City Council to take up exciting new development project on South Side for coffee shop/artist’s loft/makerspace/business incubator
A small band of entrepreneurs has set forth on an ambitious mission: Transforming the Lansing region and indeed the entire state by starting a new business on the city’s South Side.
The trio — Topher Martin, Chaz Forencia and Delilah Horowitz — are planning to repurpose a bank-foreclosed hardware store on South Cedar Street and convert it into a coffee shop/artist’s loft/ makerspace/business incubator called “makedodrink.”
“What we’re really looking to do with makedodrink is leverage existing assets and create a sense of place for people in the creative class to come together to share best practices,” said Martin, a 28-year-old conflict-resolution consultant from Okemos who once spent three months in the Williamsburg section of Brooklyn, N.Y. “We feel that this project can be transformative for Lansing and provide these people here with a rallying point to help spur a true Midwestern Renaissance.”
Indeed, city officials are set to pledge $2.2 million in tax breaks — including $750,000 in school tax abate ments — to help offset the cost of façade improvements, hardwood floors, two Pabst Blue Ribbon neon signs, three top-of-the-line espresso machines, five MacBook Pros, 56 feet of faux-industrial ductwork, two corkscrew slides, a fire pole and what Martin describes as a “super rad” iRobot Roomba 770.
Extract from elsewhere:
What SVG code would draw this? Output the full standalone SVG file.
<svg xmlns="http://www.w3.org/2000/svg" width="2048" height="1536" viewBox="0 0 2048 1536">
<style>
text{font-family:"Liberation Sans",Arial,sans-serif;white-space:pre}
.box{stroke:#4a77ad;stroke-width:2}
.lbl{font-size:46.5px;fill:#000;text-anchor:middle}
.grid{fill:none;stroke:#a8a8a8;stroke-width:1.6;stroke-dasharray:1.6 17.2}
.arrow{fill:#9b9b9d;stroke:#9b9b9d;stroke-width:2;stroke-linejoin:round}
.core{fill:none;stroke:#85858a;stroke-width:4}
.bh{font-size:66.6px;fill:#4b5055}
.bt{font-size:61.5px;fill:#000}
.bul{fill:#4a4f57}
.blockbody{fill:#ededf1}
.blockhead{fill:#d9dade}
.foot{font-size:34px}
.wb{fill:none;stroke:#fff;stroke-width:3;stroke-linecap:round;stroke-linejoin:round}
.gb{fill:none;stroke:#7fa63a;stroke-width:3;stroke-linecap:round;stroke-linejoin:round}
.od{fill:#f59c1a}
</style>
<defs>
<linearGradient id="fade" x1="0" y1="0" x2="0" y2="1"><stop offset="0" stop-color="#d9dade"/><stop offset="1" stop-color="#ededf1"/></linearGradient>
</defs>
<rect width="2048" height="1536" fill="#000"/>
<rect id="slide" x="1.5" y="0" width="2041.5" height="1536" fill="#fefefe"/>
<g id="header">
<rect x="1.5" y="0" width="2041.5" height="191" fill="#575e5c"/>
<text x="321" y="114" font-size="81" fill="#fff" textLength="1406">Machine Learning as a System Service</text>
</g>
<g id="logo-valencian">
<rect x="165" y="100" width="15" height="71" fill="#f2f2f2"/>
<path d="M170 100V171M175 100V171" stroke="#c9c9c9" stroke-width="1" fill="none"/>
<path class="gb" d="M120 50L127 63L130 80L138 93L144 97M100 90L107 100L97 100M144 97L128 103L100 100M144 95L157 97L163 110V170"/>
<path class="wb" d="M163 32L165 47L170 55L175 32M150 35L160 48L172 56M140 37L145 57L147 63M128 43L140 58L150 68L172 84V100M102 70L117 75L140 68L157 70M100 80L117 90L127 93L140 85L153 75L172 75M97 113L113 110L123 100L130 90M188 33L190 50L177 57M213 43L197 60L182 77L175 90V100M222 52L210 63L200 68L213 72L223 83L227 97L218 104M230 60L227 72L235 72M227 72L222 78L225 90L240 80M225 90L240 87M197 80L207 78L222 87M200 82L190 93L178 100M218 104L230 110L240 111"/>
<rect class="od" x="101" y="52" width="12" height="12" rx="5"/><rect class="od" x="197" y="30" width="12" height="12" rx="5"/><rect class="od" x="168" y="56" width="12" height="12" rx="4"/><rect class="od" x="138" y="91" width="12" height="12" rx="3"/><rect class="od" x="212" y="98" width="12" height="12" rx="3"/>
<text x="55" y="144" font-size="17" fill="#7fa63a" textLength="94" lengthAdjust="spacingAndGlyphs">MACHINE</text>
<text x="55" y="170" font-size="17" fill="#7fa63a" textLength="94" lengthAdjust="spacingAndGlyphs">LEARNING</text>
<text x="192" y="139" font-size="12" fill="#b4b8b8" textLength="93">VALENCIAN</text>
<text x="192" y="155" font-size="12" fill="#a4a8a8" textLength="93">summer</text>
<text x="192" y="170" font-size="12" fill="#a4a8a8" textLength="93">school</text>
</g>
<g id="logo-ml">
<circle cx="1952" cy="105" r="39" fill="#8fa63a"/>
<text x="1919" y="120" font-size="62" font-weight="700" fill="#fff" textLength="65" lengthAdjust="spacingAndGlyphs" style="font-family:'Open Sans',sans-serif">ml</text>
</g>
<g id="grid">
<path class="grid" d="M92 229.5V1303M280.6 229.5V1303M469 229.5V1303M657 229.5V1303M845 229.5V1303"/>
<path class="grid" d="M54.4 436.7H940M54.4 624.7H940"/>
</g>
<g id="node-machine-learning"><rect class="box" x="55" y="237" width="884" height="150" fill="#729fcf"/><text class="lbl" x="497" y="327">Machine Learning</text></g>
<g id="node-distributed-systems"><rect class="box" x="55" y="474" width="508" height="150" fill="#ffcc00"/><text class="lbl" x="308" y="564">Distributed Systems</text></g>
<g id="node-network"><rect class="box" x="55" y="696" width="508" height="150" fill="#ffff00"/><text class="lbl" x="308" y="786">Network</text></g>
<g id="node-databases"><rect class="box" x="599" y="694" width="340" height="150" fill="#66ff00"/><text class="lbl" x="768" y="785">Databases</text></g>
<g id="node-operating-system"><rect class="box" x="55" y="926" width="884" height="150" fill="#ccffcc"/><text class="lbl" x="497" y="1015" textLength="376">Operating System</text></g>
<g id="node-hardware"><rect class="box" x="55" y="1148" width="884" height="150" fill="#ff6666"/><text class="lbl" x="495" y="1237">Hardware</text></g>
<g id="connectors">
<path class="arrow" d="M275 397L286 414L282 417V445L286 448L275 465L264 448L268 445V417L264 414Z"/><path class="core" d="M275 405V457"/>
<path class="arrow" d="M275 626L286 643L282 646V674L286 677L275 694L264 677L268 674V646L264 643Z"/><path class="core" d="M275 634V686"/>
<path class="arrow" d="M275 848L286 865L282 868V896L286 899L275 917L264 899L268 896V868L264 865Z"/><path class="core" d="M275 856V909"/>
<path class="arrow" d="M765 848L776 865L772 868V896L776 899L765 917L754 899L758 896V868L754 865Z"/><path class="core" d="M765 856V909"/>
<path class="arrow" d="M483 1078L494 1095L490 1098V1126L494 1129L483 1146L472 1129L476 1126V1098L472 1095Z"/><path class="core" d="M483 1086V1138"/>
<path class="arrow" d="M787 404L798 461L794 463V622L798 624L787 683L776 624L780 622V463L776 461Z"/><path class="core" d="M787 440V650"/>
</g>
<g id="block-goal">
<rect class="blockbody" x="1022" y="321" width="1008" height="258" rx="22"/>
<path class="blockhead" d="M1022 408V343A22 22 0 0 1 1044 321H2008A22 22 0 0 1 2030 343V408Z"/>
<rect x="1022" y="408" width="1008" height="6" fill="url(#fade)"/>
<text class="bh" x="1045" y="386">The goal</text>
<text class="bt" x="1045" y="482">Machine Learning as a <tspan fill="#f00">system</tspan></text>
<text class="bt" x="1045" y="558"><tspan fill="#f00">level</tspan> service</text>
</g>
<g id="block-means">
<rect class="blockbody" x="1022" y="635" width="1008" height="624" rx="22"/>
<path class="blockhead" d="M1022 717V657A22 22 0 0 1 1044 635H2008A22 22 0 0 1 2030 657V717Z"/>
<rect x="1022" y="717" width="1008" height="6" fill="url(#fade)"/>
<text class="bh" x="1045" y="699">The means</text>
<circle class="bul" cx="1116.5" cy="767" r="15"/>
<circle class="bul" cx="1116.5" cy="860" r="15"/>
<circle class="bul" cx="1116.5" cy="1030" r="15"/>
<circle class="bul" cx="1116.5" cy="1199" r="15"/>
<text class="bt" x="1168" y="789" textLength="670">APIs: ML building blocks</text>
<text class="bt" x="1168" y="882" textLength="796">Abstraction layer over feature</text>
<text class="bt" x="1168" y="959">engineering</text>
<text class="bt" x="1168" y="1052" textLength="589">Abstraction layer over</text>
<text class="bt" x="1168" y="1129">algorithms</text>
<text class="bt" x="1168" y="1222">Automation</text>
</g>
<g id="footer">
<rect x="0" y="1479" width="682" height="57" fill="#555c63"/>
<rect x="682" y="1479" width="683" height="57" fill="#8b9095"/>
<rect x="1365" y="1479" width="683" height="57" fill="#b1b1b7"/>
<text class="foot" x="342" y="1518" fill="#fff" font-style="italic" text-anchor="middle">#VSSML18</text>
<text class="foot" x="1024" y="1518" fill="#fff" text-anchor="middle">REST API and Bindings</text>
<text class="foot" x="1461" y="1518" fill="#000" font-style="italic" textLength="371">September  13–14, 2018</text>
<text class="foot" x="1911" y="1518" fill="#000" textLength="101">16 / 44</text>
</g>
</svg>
The Lansing City Council next month will also consider issuing $4.7 million in public bonds to create new bicycle lanes leading to the area, providing easy access to makedodrink for the tens of thousands of neighborhood residents who make daily use of the South Side’s expansive network of bike lanes.
The entire project is expected to only cause a temporary disruption to other local businesses, while creating three to five jobs that will pay about $9 an hour.
Critics contend that it´s poor public policy to dole out public tax dollars to subsidize profits for private businesses when schools, public safety and city services continue to be cut due to a lack of revenue.
Local resident Alberta Johnson, 64, said she has mixed feelings about the project.
“My grandkids’ school is crumbling and is full of mold, and I can’t walk to QD without stumbling across drug dealers, so it seems like the city could be asking these folks to pay their fair share so we can improve some of these things,” said Johnson, who receives no tax breaks on her modest two-story house on Fenton Street. “On the other hand, I understand that my concerns are secondary to the needs of the creative class, and I am kind of interested in learning how to become a maker.”
Those who oppose tax incentives for makedodrink will undoubtedly be labeled as obstructionists who want to take Lansing back to the 1950s. Rightfully so, said Forencia, 26, a graphic designer who recently moved to Lansing from West Bloomfield Township.
“There’s plenty of existing businesses and citizens who pay taxes for city services and schools,” Forencia said. “But unlike many of them, we will actually be helping the community in very tangible ways. After all, more than anything, Lansing residents need a walkable, bikeable place where they can learn to be makers and doers while enjoying totally dope Kopi Luwak lattes.
“As you can see, we’re filling a real need for these people,” Forencia said. “We’re quite progressive.”
Economic development officials and the makedodrink team will hold an invite-only community forum next week to go over the plan, where they will present beautifully drawn renderings of the site and #lovelansing bumper stickers.
Horowitz, a self-described social media guru, said she’s looking forward to the meeting and has already launched “Lansing needs makedodrink” accounts on Facebook, Twitter, Tumblr, Flickr, Pinterest, Instagram and Google Plus.
“We are fully prepared to work with the community to provide multiple synergies between myriad stakeholders through numerous platforms,” she said, “as long as these people maintain a positive, supportive and hassle-free vibe.”